It’s a familiar story: You need surgery, become ill or experience a medical emergency. You’re treated at a hospital in your health plan’s network. As you head home to continue your recovery, you take some measure of comfort: Insurance will take care of most of your bills.
But for you and many other patients, that comfort proves to be a mirage. Not long after returning home, you get a notice in the mail from an ambulance company, medical lab or specialist who took part in your treatment. They aren’t in your health plan's network, and you’re stuck paying part of their bill.
According to a March 2019 study by the Health Care Cost Institute that analyzed claims data from nearly 620,000 hospital admissions, about 1 in 7 patients using an in-network hospital was nevertheless billed by an out-of-network medical provider, a practice known as "balance billing." Anesthesiology, emergency treatment and lab services were among the most common causes of these unexpected bills.
Why balance billing happens
Medical providers in your health plan’s network cannot collect more than the rate negotiated by your insurance company. A non-network provider can, and often will, charge its full price. Many plans will still pay some of that bill, based on what the insurer considers the customary fee for a procedure. The out-of-network doctor or facility might then bill you for the remaining balance.
The average “surprise amount” in such cases is roughly $1,500, according to Mark Hall, a professor of law and public health at the Wake Forest University School of Law who has written extensively on balance billing. But the amount you are balance billed can reach into the tens of thousands of dollars, says Karen Pollitz, a senior fellow at the Kaiser Family Foundation, which focuses on health care issues.
Balance bills are primarily an issue for people with private insurance. Government-run health care programs like Medicare do not have set networks of physicians and facilities; you can see any practitioner who provides Medicare-covered services, and the vast majority of those providers have agreed to accept Medicare’s rates for those services. (That’s if you rely on MedIcare Parts A and B, also known as original Medicare. If you also have a Medigap or Medicare Advantage plan provided by a private insurer, you may be subject to that plan's network limits.)
Balance bills are often associated with emergency treatment. If you are seriously injured or ill, a first responder or family member is likely to take you to the nearest ER or the one most suited to the medical situation, regardless of whether it is in your network. Even if the facility is in network, the doctors you see might not be — nearly two-thirds of ER physicians at U.S. hospitals are outsourced, according to a National Bureau of Economic Research report — and those out-of-network doctors might bill you at their own rates.
This can also happen in nonemergency situations. You can choose treatment at an in-network hospital but still be billed by an out-of-network provider who works there, even one you haven’t seen. “You may never meet these doctors,” Pollitz says. “They may just look at your slides or films.” Your blood work might be sent to an out-of-network lab, or you could be referred to a clinic or practice affiliated with the hospital and charged a “facility fee.”

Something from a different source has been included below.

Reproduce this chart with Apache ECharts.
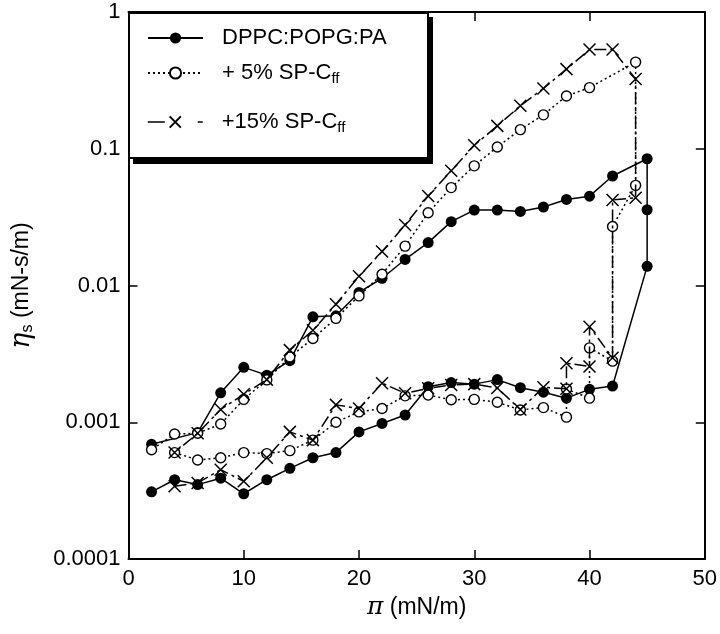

Other causes of surprise bills
How surprised you are by the size of a medical bill may be a function of how well you understand the cost-sharing terms of your insurance policy, such as the deductible, copays and coinsurance.
Here are some other reasons you might receive a shock bill:
Out-of-pocket costs. How surprised you are by the size of a medical bill may be a function of how well you understand the cost-sharing terms of your insurance policy, such as the deductible, copays and coinsurance. Experts estimate that one-fourth of Americans who carry health insurance are actually underinsured because of coverage gaps and out-of-pocket expenses, according to a 2019 Commonwealth Fund report.